Local campaigners have managed to get it listed... It is the listing that increases the liability and hence reduces the value. The people who campaigned to list someone elses property have imposed the financial burden they have created for another... Yet they seldom come forward and say...

Now we have managed to list it, we will take on the financial responsibility and we will buy it for the full price the owner bought it for....
The property developers who buy such properties will have factored in all possibilities such as it being a Public Right of way and a Public Quay and the cost of forcing the issue as they have by putting up the fence. No fence- no aggravation but then they may have had a problem raising money to develop what maybe a public access which cannot be developed in the most profitable way.
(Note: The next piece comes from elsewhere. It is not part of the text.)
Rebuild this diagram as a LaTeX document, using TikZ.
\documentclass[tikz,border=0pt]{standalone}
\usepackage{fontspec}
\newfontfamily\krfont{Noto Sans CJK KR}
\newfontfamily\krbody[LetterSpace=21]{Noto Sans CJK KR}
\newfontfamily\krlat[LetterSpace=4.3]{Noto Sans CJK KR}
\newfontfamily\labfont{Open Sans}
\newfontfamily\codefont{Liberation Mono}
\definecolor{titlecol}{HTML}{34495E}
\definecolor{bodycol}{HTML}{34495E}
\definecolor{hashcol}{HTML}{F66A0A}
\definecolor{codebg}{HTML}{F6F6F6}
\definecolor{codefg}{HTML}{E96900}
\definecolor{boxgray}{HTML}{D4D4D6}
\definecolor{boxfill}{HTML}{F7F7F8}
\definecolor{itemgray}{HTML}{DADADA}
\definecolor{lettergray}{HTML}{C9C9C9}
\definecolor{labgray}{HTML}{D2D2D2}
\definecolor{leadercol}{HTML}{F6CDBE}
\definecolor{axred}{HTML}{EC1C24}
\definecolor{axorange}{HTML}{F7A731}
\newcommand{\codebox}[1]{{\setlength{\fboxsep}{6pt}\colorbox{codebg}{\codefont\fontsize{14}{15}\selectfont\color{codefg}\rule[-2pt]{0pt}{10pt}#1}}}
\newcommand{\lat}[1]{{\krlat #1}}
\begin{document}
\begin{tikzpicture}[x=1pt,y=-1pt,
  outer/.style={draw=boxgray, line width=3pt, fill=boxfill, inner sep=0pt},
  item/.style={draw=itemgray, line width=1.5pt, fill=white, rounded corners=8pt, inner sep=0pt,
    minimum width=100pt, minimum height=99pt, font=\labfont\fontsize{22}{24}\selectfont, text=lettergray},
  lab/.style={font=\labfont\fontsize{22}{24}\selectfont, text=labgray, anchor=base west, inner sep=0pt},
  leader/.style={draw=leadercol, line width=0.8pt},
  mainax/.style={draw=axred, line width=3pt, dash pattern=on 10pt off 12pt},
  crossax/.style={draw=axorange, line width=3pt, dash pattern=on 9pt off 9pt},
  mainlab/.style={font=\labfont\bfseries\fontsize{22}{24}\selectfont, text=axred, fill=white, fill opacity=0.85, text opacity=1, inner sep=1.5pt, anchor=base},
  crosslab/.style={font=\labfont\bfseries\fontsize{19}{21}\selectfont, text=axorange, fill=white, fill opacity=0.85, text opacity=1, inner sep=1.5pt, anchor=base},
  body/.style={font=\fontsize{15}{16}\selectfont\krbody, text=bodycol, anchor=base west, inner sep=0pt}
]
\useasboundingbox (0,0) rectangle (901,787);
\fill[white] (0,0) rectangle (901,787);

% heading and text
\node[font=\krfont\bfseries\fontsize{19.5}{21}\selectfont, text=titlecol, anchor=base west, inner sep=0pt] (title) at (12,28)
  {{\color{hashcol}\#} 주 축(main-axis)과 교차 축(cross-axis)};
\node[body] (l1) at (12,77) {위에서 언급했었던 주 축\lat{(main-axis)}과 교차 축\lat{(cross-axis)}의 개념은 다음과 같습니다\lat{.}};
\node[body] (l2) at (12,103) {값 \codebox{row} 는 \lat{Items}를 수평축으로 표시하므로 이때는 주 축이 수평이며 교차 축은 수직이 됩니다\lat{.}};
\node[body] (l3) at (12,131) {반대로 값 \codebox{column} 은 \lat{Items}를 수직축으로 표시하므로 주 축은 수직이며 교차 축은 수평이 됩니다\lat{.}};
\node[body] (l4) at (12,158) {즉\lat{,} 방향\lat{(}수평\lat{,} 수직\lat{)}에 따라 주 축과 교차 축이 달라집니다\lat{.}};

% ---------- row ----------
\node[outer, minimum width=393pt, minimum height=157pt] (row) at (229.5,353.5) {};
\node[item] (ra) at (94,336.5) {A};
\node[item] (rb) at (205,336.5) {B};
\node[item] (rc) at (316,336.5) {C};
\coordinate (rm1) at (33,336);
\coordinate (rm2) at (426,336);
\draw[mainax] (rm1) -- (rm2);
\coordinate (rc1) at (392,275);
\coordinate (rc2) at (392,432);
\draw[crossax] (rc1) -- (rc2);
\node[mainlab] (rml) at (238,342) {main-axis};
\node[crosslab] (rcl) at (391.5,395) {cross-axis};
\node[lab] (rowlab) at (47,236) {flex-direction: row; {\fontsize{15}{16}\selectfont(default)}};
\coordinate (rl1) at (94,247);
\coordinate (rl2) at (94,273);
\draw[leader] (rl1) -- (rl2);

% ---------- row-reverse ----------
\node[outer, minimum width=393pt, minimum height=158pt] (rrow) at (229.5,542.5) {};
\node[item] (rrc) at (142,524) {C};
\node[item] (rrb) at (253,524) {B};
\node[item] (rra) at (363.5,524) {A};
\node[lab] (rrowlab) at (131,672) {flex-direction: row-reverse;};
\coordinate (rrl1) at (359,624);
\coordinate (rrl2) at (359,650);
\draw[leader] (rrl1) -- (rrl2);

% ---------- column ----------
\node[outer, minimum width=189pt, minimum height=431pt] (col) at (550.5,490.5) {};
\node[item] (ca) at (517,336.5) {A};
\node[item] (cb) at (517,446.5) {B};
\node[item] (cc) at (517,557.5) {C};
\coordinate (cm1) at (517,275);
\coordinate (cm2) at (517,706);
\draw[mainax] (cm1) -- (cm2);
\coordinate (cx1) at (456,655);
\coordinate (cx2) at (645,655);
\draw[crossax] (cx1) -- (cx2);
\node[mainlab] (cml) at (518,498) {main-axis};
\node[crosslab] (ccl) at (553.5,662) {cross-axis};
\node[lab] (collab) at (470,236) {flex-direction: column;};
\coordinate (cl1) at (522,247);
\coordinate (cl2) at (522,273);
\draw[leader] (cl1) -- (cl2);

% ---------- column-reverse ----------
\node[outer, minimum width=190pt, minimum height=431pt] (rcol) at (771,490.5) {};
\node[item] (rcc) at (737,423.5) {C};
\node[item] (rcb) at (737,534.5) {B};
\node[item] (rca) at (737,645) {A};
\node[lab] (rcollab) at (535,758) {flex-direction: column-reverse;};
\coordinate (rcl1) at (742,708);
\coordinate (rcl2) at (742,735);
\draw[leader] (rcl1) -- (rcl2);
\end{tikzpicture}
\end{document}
The standard way to challenge a RoW is to obstruct it and then claim it is not used anymore.
 
As so often happens, when people are obsessed with one ideal, the real reason goes ahead. Planning granted for housing, sounds like they don't want riffraff mooring outside bedroom windows

http://www.eadt.co.uk/news/mistley_45_home_development_for_mistley_quay_gets_approval_1_2865035

They cannot stop anchoring and so the battles continues until one side runs out of money and that is usually the objectors who cannot afford to go to court. Then the developers will want to put in residents pontoons for private moorings and that in turn can be challenged as an obstruction to navigation and so on and so on and the lawyers all become very happy. MMO will become involved along with EA and even Natural England making the problem last another career of employment.